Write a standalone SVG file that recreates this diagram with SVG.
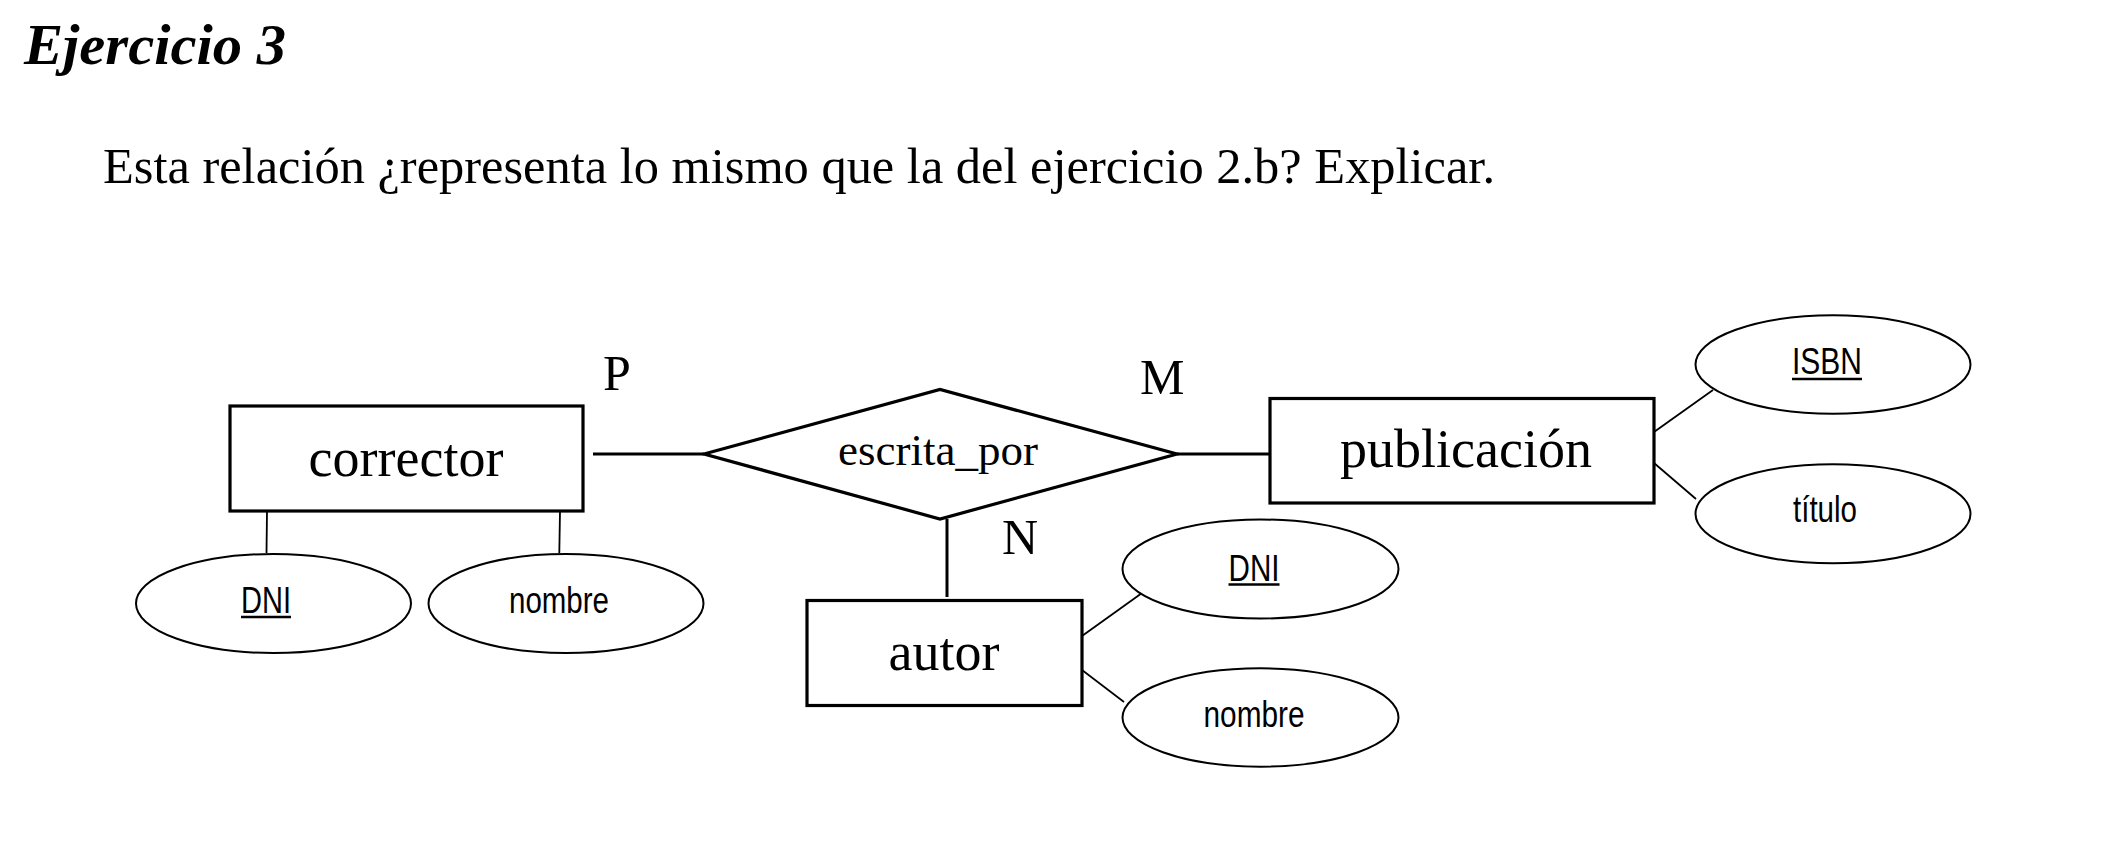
<svg xmlns="http://www.w3.org/2000/svg" width="2113" height="846" viewBox="0 0 2113 846">
<style>
.serif{font-family:"Liberation Serif","Times New Roman",serif;fill:#000}
.ent{fill:#fff;stroke:#000;stroke-width:3.2}
.rel{fill:#fff;stroke:#000;stroke-width:3.2}
.att{fill:#fff;stroke:#000;stroke-width:2}
.conn{stroke:#000;stroke-width:3;fill:none}
.aconn{stroke:#000;stroke-width:1.8;fill:none}
.atxt{font-family:"Liberation Sans Narrow","Liberation Sans",Arial,sans-serif;font-size:36px;fill:#000}
.ul{stroke:#000;stroke-width:2.4}
</style>
<rect width="2113" height="846" fill="#fff"/>
<text class="serif" x="24" y="64" font-size="57" font-weight="bold" font-style="italic" textLength="262" lengthAdjust="spacingAndGlyphs">Ejercicio 3</text>
<text class="serif" x="103" y="183" font-size="50" textLength="1392" lengthAdjust="spacingAndGlyphs">Esta relación ¿representa lo mismo que la del ejercicio 2.b? Explicar.</text>

<g id="connectors">
<line class="conn" x1="593" y1="454" x2="704" y2="454"/>
<line class="conn" x1="1177" y1="454" x2="1269" y2="454"/>
<line class="conn" x1="947" y1="519" x2="947" y2="597"/>
<line class="aconn" x1="267" y1="511" x2="266.5" y2="553"/>
<line class="aconn" x1="560" y1="511" x2="559.3" y2="553"/>
<line class="aconn" x1="1082" y1="636" x2="1142" y2="593"/>
<line class="aconn" x1="1082" y1="670" x2="1124" y2="702"/>
<line class="aconn" x1="1654" y1="432" x2="1713" y2="390"/>
<line class="aconn" x1="1654" y1="463" x2="1696" y2="499"/>
</g>

<g id="corrector">
<rect class="ent" x="230" y="406" width="353" height="105"/>
<text class="serif" x="406" y="476" font-size="54" text-anchor="middle">corrector</text>
</g>
<g id="escrita_por">
<polygon class="rel" points="704,454 940,389.5 1177,454 940,519"/>
<text class="serif" x="938" y="465" font-size="45" text-anchor="middle">escrita_por</text>
</g>
<g id="publicacion">
<rect class="ent" x="1270" y="398.5" width="384" height="104.5"/>
<text class="serif" x="1466" y="467" font-size="54" text-anchor="middle">publicación</text>
</g>
<g id="autor">
<rect class="ent" x="807" y="600.5" width="275" height="105"/>
<text class="serif" x="944" y="670" font-size="54" text-anchor="middle">autor</text>
</g>

<g id="card-P"><text class="serif" x="603" y="390" font-size="50">P</text></g>
<g id="card-M"><text class="serif" x="1140" y="394" font-size="50">M</text></g>
<g id="card-N"><text class="serif" x="1002" y="554" font-size="50">N</text></g>

<g id="corrector-DNI">
<ellipse class="att" cx="273.5" cy="603.5" rx="137.5" ry="49.5"/>
<text class="atxt" x="266" y="613" text-anchor="middle" textLength="50" lengthAdjust="spacingAndGlyphs">DNI</text>
<line class="ul" x1="241" y1="617" x2="291" y2="617"/>
</g>
<g id="corrector-nombre">
<ellipse class="att" cx="566" cy="603.5" rx="137.5" ry="49.5"/>
<text class="atxt" x="559" y="613" text-anchor="middle" textLength="100" lengthAdjust="spacingAndGlyphs">nombre</text>
</g>
<g id="autor-DNI">
<ellipse class="att" cx="1260.5" cy="569" rx="138" ry="49.5"/>
<text class="atxt" x="1254" y="581" text-anchor="middle" textLength="51" lengthAdjust="spacingAndGlyphs">DNI</text>
<line class="ul" x1="1228.5" y1="584.5" x2="1279.5" y2="584.5"/>
</g>
<g id="autor-nombre">
<ellipse class="att" cx="1260.5" cy="717.5" rx="138" ry="49.2"/>
<text class="atxt" x="1254" y="727" text-anchor="middle" textLength="101" lengthAdjust="spacingAndGlyphs">nombre</text>
</g>
<g id="pub-ISBN">
<ellipse class="att" cx="1833" cy="364.5" rx="137.5" ry="49.2"/>
<text class="atxt" x="1827" y="374" text-anchor="middle" textLength="70" lengthAdjust="spacingAndGlyphs">ISBN</text>
<line class="ul" x1="1792" y1="379" x2="1862" y2="379"/>
</g>
<g id="pub-titulo">
<ellipse class="att" cx="1833" cy="513.8" rx="137.5" ry="49.5"/>
<text class="atxt" x="1825" y="522" text-anchor="middle" textLength="64" lengthAdjust="spacingAndGlyphs">título</text>
</g>
</svg>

• **OBJECTIVE**: Reproduce every line of the material precisely, omitting its pictures.

• **EXPECTED ANSWER**:
Write a standalone SVG file that recreates this diagram with SVG.
<svg xmlns="http://www.w3.org/2000/svg" width="2113" height="846" viewBox="0 0 2113 846">
<style>
.serif{font-family:"Liberation Serif","Times New Roman",serif;fill:#000}
.ent{fill:#fff;stroke:#000;stroke-width:3.2}
.rel{fill:#fff;stroke:#000;stroke-width:3.2}
.att{fill:#fff;stroke:#000;stroke-width:2}
.conn{stroke:#000;stroke-width:3;fill:none}
.aconn{stroke:#000;stroke-width:1.8;fill:none}
.atxt{font-family:"Liberation Sans Narrow","Liberation Sans",Arial,sans-serif;font-size:36px;fill:#000}
.ul{stroke:#000;stroke-width:2.4}
</style>
<rect width="2113" height="846" fill="#fff"/>
<text class="serif" x="24" y="64" font-size="57" font-weight="bold" font-style="italic" textLength="262" lengthAdjust="spacingAndGlyphs">Ejercicio 3</text>
<text class="serif" x="103" y="183" font-size="50" textLength="1392" lengthAdjust="spacingAndGlyphs">Esta relación ¿representa lo mismo que la del ejercicio 2.b? Explicar.</text>

<g id="connectors">
<line class="conn" x1="593" y1="454" x2="704" y2="454"/>
<line class="conn" x1="1177" y1="454" x2="1269" y2="454"/>
<line class="conn" x1="947" y1="519" x2="947" y2="597"/>
<line class="aconn" x1="267" y1="511" x2="266.5" y2="553"/>
<line class="aconn" x1="560" y1="511" x2="559.3" y2="553"/>
<line class="aconn" x1="1082" y1="636" x2="1142" y2="593"/>
<line class="aconn" x1="1082" y1="670" x2="1124" y2="702"/>
<line class="aconn" x1="1654" y1="432" x2="1713" y2="390"/>
<line class="aconn" x1="1654" y1="463" x2="1696" y2="499"/>
</g>

<g id="corrector">
<rect class="ent" x="230" y="406" width="353" height="105"/>
<text class="serif" x="406" y="476" font-size="54" text-anchor="middle">corrector</text>
</g>
<g id="escrita_por">
<polygon class="rel" points="704,454 940,389.5 1177,454 940,519"/>
<text class="serif" x="938" y="465" font-size="45" text-anchor="middle">escrita_por</text>
</g>
<g id="publicacion">
<rect class="ent" x="1270" y="398.5" width="384" height="104.5"/>
<text class="serif" x="1466" y="467" font-size="54" text-anchor="middle">publicación</text>
</g>
<g id="autor">
<rect class="ent" x="807" y="600.5" width="275" height="105"/>
<text class="serif" x="944" y="670" font-size="54" text-anchor="middle">autor</text>
</g>

<g id="card-P"><text class="serif" x="603" y="390" font-size="50">P</text></g>
<g id="card-M"><text class="serif" x="1140" y="394" font-size="50">M</text></g>
<g id="card-N"><text class="serif" x="1002" y="554" font-size="50">N</text></g>

<g id="corrector-DNI">
<ellipse class="att" cx="273.5" cy="603.5" rx="137.5" ry="49.5"/>
<text class="atxt" x="266" y="613" text-anchor="middle" textLength="50" lengthAdjust="spacingAndGlyphs">DNI</text>
<line class="ul" x1="241" y1="617" x2="291" y2="617"/>
</g>
<g id="corrector-nombre">
<ellipse class="att" cx="566" cy="603.5" rx="137.5" ry="49.5"/>
<text class="atxt" x="559" y="613" text-anchor="middle" textLength="100" lengthAdjust="spacingAndGlyphs">nombre</text>
</g>
<g id="autor-DNI">
<ellipse class="att" cx="1260.5" cy="569" rx="138" ry="49.5"/>
<text class="atxt" x="1254" y="581" text-anchor="middle" textLength="51" lengthAdjust="spacingAndGlyphs">DNI</text>
<line class="ul" x1="1228.5" y1="584.5" x2="1279.5" y2="584.5"/>
</g>
<g id="autor-nombre">
<ellipse class="att" cx="1260.5" cy="717.5" rx="138" ry="49.2"/>
<text class="atxt" x="1254" y="727" text-anchor="middle" textLength="101" lengthAdjust="spacingAndGlyphs">nombre</text>
</g>
<g id="pub-ISBN">
<ellipse class="att" cx="1833" cy="364.5" rx="137.5" ry="49.2"/>
<text class="atxt" x="1827" y="374" text-anchor="middle" textLength="70" lengthAdjust="spacingAndGlyphs">ISBN</text>
<line class="ul" x1="1792" y1="379" x2="1862" y2="379"/>
</g>
<g id="pub-titulo">
<ellipse class="att" cx="1833" cy="513.8" rx="137.5" ry="49.5"/>
<text class="atxt" x="1825" y="522" text-anchor="middle" textLength="64" lengthAdjust="spacingAndGlyphs">título</text>
</g>
</svg>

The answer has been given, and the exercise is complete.